--- START OF Information supplied ---

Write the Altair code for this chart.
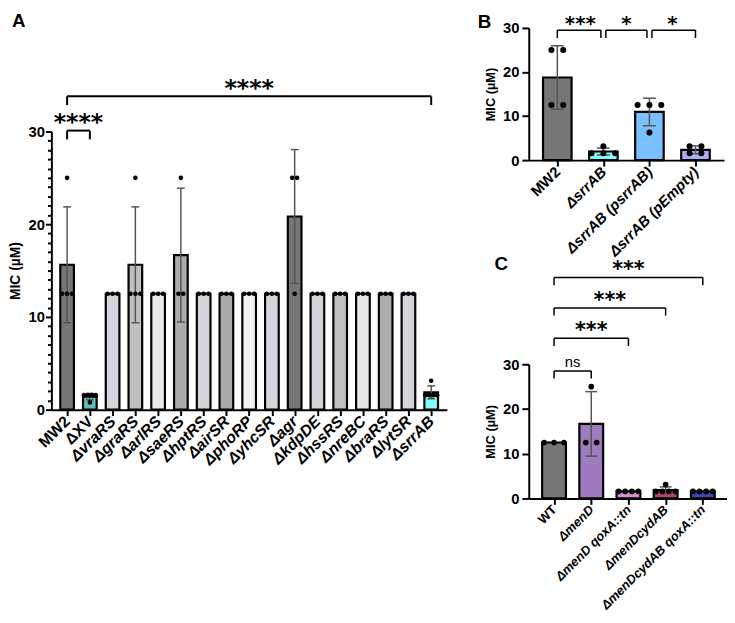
import json
import altair as alt
import pandas as pd

FONT = "Liberation Sans"
STAR_FONT = "DejaVu Sans"

# ---------------- data ----------------
A_labels = ["MW2", "ΔXV", "ΔvraRS", "ΔgraRS", "ΔarlRS", "ΔsaeRS", "ΔhptRS", "ΔairSR",
            "ΔphoRP", "ΔyhcSR", "Δagr", "ΔkdpDE", "ΔhssRS", "ΔnreBC", "ΔbraRS", "ΔlytSR", "ΔsrrAB"]
A_values = [
    [12.5, 12.5, 12.5, 25],
    [1.56, 1.56, 1.56, 1.56, 0.78],
    [12.5, 12.5, 12.5],
    [12.5, 12.5, 12.5, 25],
    [12.5, 12.5, 12.5],
    [12.5, 12.5, 25],
    [12.5, 12.5, 12.5],
    [12.5, 12.5, 12.5],
    [12.5, 12.5, 12.5],
    [12.5, 12.5, 12.5],
    [12.5, 25, 25],
    [12.5, 12.5, 12.5],
    [12.5, 12.5, 12.5],
    [12.5, 12.5, 12.5],
    [12.5, 12.5, 12.5],
    [12.5, 12.5, 12.5],
    [1.56, 1.56, 1.56, 1.56, 3.12],
]
A_colors = ["#767676", "#62bcbc", "#d4d4da", "#c0c0c0", "#e8e8e8", "#acacac", "#d4d4da", "#acacac",
            "#f2f2f2", "#d4d4da", "#767676", "#d4d4da", "#c0c0c0", "#e8e8e8", "#acacac", "#d4d4da", "#7ffcfc"]
A_comparisons = [(0, 1, "****"), (0, 16, "****")]

B_labels = ["MW2", "ΔsrrAB", "ΔsrrAB (psrrAB)", "ΔsrrAB (pEmpty)"]
B_values = [
    [12.5, 12.5, 25, 25],
    [1.56, 1.56, 1.56, 3.12],
    [12.5, 12.5, 12.5, 6.25],
    [1.56, 1.56, 3.12, 3.12],
]
B_colors = ["#767676", "#7ffcfc", "#7abfff", "#adadf6"]
B_comparisons = [(0, 1, "***"), (1, 2, "*"), (2, 3, "*")]

C_labels = ["WT", "ΔmenD", "ΔmenD qoxA::tn", "ΔmenDcydAB", "ΔmenDcydAB qoxA::tn"]
C_values = [
    [12.5, 12.5, 12.5],
    [12.5, 12.5, 25],
    [1.56, 1.56, 1.56, 1.56],
    [1.56, 1.56, 1.56, 1.56, 3.12],
    [1.56, 1.56, 1.56, 1.56],
]
C_colors = ["#767676", "#9d7cc0", "#d98fd2", "#b3426f", "#3f45b0"]
C_comparisons = [(0, 1, "ns"), (0, 2, "***"), (0, 3, "***"), (0, 4, "***")]


def letter_title(letter, dx, dy):
    return alt.TitleParams(letter, anchor="start", font=FONT, fontSize=19, fontWeight="bold",
                           color="black", baseline="alphabetic", offset=0, dx=dx, dy=dy)


def make_panel(labels, values, colors, comparisons, *, width, height, xdom,
               bar_hw, cap_hw, dot_size, dot_gap, dot_span, levels, drop, text_gap,
               star_size, tick_label_size, x_label_size, title_size, minor,
               italic_from, bracket_w, ytick, ylabpad, ytitlepad, title=None):
    step = width / (xdom[1] - xdom[0])
    prow = []
    for i, (vals, col) in enumerate(zip(values, colors)):
        counts = {}
        for v in vals:
            counts[v] = counts.get(v, 0) + 1
        seen = {}
        for v in vals:
            k = counts[v]
            j = seen.get(v, 0)
            seen[v] = j + 1
            gap = min(dot_gap, dot_span / (k - 1)) if k > 1 else 0
            off = (j - (k - 1) / 2) * gap / step
            prow.append({"idx": i, "value": v, "xp": i + off, "color": col})
    df = pd.DataFrame(prow)

    xs = alt.Scale(domain=xdom, nice=False, zero=False)
    ys = alt.Scale(domain=[0, 30], nice=False)
    names = json.dumps(labels, ensure_ascii=False)

    xaxis = alt.Axis(
        values=list(range(len(labels))), labelExpr=f"{names}[datum.value]", title=None,
        grid=False, labelAngle=-45, labelAlign="right", labelBaseline="middle",
        labelFont=FONT, labelFontWeight="bold", labelFontSize=x_label_size, labelColor="black",
        labelFontStyle={"condition": {"test": f"datum.value >= {italic_from}", "value": "italic"}, "value": "normal"},
        labelOverlap=False, labelFlush=False, labelPadding=3,
        tickSize=6, tickWidth=2, tickColor="black", domainColor="black", domainWidth=2,
    )
    if minor:
        yvals = list(range(0, 31))
        ytk = {"condition": {"test": "datum.value % 10 === 0", "value": ytick}, "value": 4}
        lexpr = "datum.value % 10 === 0 ? datum.label : ''"
    else:
        yvals = [0, 10, 20, 30]
        ytk = ytick
        lexpr = "datum.label"
    yaxis = alt.Axis(
        values=yvals, labelExpr=lexpr, title="MIC (µM)", grid=False,
        labelFont=FONT, labelFontWeight="bold", labelFontSize=tick_label_size, labelColor="black",
        labelOverlap=False, labelFlush=False, labelPadding=ylabpad,
        titleFont=FONT, titleFontWeight="bold", titleFontSize=title_size, titleColor="black",
        titlePadding=ytitlepad,
        tickSize=ytk, tickWidth=2, tickColor="black", domainColor="black", domainWidth=2,
    )

    def X(f):
        return alt.X(f, scale=xs, axis=xaxis)

    def Y(f):
        return alt.Y(f, scale=ys, axis=yaxis)

    base = alt.Chart(df)
    stats = base.transform_aggregate(
        mean="mean(value)", sd="stdev(value)", groupby=["idx", "color"]
    ).transform_calculate(
        x0=f"datum.idx - {bar_hw}", x1=f"datum.idx + {bar_hw}",
        lo="datum.mean - datum.sd", hi="datum.mean + datum.sd",
        cl=f"datum.idx - {cap_hw}", cr=f"datum.idx + {cap_hw}",
    )
    bars = stats.mark_bar(stroke="black", strokeWidth=2.2).encode(
        x=X("x0:Q"), x2="x1:Q", y=Y("mean:Q"), y2=alt.datum(0),
        color=alt.Color("color:N", scale=None),
    )
    errs = stats.transform_filter("datum.sd > 0")
    err_v = errs.mark_rule(color="#555", strokeWidth=1.5).encode(
        x=X("idx:Q"), y=Y("lo:Q"), y2="hi:Q")
    cap_hi = errs.mark_rule(color="#555", strokeWidth=1.5).encode(
        x=X("cl:Q"), x2="cr:Q", y=Y("hi:Q"))
    cap_lo = errs.mark_rule(color="#555", strokeWidth=1.5).encode(
        x=X("cl:Q"), x2="cr:Q", y=Y("lo:Q"))
    pts = base.mark_circle(size=dot_size, color="black", opacity=1).encode(
        x=X("xp:Q"), y=Y("value:Q"))

    # brackets: ends that meet another bracket are pulled in slightly
    inset = 2.5 / step
    ends = {}
    for a, b, _ in comparisons:
        ends.setdefault(a, set()).add("L")
        ends.setdefault(b, set()).add("R")
    crow = []
    for (a, b, lab), lev in zip(comparisons, levels):
        xa = a + (inset if "R" in ends[a] else 0)
        xb = b - (inset if "L" in ends[b] else 0)
        crow.append({"a": xa, "b": xb, "mid": (a + b) / 2, "lab": lab, "top": lev,
                     "bot": lev - drop, "ty": lev + text_gap * (3 if lab == "ns" else 1),
                     "ns": lab == "ns"})
    cdf = pd.DataFrame(crow)
    cb = alt.Chart(cdf)
    br_h = cb.mark_rule(color="black", strokeWidth=bracket_w, clip=False).encode(
        x=X("a:Q"), x2="b:Q", y=Y("top:Q"))
    br_l = cb.mark_rule(color="black", strokeWidth=bracket_w, clip=False).encode(
        x=X("a:Q"), y=Y("bot:Q"), y2="top:Q")
    br_r = cb.mark_rule(color="black", strokeWidth=bracket_w, clip=False).encode(
        x=X("b:Q"), y=Y("bot:Q"), y2="top:Q")
    stars = cb.transform_filter("!datum.ns").mark_text(
        font=STAR_FONT, fontWeight="bold", fontSize=star_size, baseline="alphabetic",
        color="black", clip=False).encode(
        x=X("mid:Q"), y=Y("ty:Q"), text="lab:N")
    ns = cb.transform_filter("datum.ns").mark_text(
        font=FONT, fontSize=15, baseline="alphabetic", color="black", clip=False).encode(
        x=X("mid:Q"), y=Y("ty:Q"), text="lab:N")

    props = dict(width=width, height=height)
    if title is not None:
        props["title"] = title
    return alt.layer(bars, err_v, cap_hi, cap_lo, pts, br_h, br_l, br_r, stars, ns).properties(**props)


panelA = make_panel(
    A_labels, A_values, A_colors, A_comparisons,
    width=401, height=282, xdom=[-0.69, 16.69], bar_hw=0.30, cap_hw=0.17,
    dot_size=22, dot_gap=5, dot_span=12, levels=[30.1, 33.8], drop=0.95, text_gap=0.05,
    star_size=24, tick_label_size=15, x_label_size=16, title_size=14, minor=True,
    italic_from=2, bracket_w=2, ytick=6, ylabpad=1, ytitlepad=6,
)
panelB = make_panel(
    B_labels, B_values, B_colors, B_comparisons,
    width=198, height=134, xdom=[-0.62, 3.62], bar_hw=0.31, cap_hw=0.14,
    dot_size=38, dot_gap=12, dot_span=26, levels=[29.5, 29.5, 29.5], drop=1.8, text_gap=0.05,
    star_size=20, tick_label_size=15, x_label_size=15, title_size=13, minor=False,
    italic_from=1, bracket_w=1.5, ytick=7, ylabpad=3, ytitlepad=5,
    title=letter_title("B", -7, 33),
)
panelC = make_panel(
    C_labels, C_values, C_colors, C_comparisons,
    width=201, height=136, xdom=[-0.68, 4.65], bar_hw=0.32, cap_hw=0.16,
    dot_size=33, dot_gap=11, dot_span=20, levels=[28.5, 35.8, 42.6, 49.4], drop=1.7, text_gap=0.3,
    star_size=21, tick_label_size=15, x_label_size=13, title_size=13, minor=False,
    italic_from=1, bracket_w=1.5, ytick=7, ylabpad=3, ytitlepad=5,
    title=letter_title("C", 10, 30),
)

# empty holder carrying the "A" panel letter so that panel A can sit lower than panel B
spacer = alt.Chart(pd.DataFrame({"v": [0]})).mark_point(opacity=0, size=0).encode(
    x=alt.X("v:Q", axis=None), y=alt.Y("v:Q", axis=None)
).properties(width=1, height=1, title=letter_title("A", -40, 18))

left = alt.vconcat(spacer, panelA, spacing=104, bounds="flush")
right = alt.vconcat(panelB, panelC, spacing=207, bounds="flush")

chart = alt.hconcat(left, right, spacing=31).properties(padding=0).configure_view(stroke=None)

chart.save("out.html", embed_options={"renderer": "svg", "actions": False})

--- END OF Information supplied ---

Instruction – Repeat the listing above exactly from its first line to the line containing "offset=0, dx=dx, dy=dy)", both included, and omit the pictures.

Exercise response –
Write the Altair code for this chart.
import json
import altair as alt
import pandas as pd

FONT = "Liberation Sans"
STAR_FONT = "DejaVu Sans"

# ---------------- data ----------------
A_labels = ["MW2", "ΔXV", "ΔvraRS", "ΔgraRS", "ΔarlRS", "ΔsaeRS", "ΔhptRS", "ΔairSR",
            "ΔphoRP", "ΔyhcSR", "Δagr", "ΔkdpDE", "ΔhssRS", "ΔnreBC", "ΔbraRS", "ΔlytSR", "ΔsrrAB"]
A_values = [
    [12.5, 12.5, 12.5, 25],
    [1.56, 1.56, 1.56, 1.56, 0.78],
    [12.5, 12.5, 12.5],
    [12.5, 12.5, 12.5, 25],
    [12.5, 12.5, 12.5],
    [12.5, 12.5, 25],
    [12.5, 12.5, 12.5],
    [12.5, 12.5, 12.5],
    [12.5, 12.5, 12.5],
    [12.5, 12.5, 12.5],
    [12.5, 25, 25],
    [12.5, 12.5, 12.5],
    [12.5, 12.5, 12.5],
    [12.5, 12.5, 12.5],
    [12.5, 12.5, 12.5],
    [12.5, 12.5, 12.5],
    [1.56, 1.56, 1.56, 1.56, 3.12],
]
A_colors = ["#767676", "#62bcbc", "#d4d4da", "#c0c0c0", "#e8e8e8", "#acacac", "#d4d4da", "#acacac",
            "#f2f2f2", "#d4d4da", "#767676", "#d4d4da", "#c0c0c0", "#e8e8e8", "#acacac", "#d4d4da", "#7ffcfc"]
A_comparisons = [(0, 1, "****"), (0, 16, "****")]

B_labels = ["MW2", "ΔsrrAB", "ΔsrrAB (psrrAB)", "ΔsrrAB (pEmpty)"]
B_values = [
    [12.5, 12.5, 25, 25],
    [1.56, 1.56, 1.56, 3.12],
    [12.5, 12.5, 12.5, 6.25],
    [1.56, 1.56, 3.12, 3.12],
]
B_colors = ["#767676", "#7ffcfc", "#7abfff", "#adadf6"]
B_comparisons = [(0, 1, "***"), (1, 2, "*"), (2, 3, "*")]

C_labels = ["WT", "ΔmenD", "ΔmenD qoxA::tn", "ΔmenDcydAB", "ΔmenDcydAB qoxA::tn"]
C_values = [
    [12.5, 12.5, 12.5],
    [12.5, 12.5, 25],
    [1.56, 1.56, 1.56, 1.56],
    [1.56, 1.56, 1.56, 1.56, 3.12],
    [1.56, 1.56, 1.56, 1.56],
]
C_colors = ["#767676", "#9d7cc0", "#d98fd2", "#b3426f", "#3f45b0"]
C_comparisons = [(0, 1, "ns"), (0, 2, "***"), (0, 3, "***"), (0, 4, "***")]


def letter_title(letter, dx, dy):
    return alt.TitleParams(letter, anchor="start", font=FONT, fontSize=19, fontWeight="bold",
                           color="black", baseline="alphabetic", offset=0, dx=dx, dy=dy)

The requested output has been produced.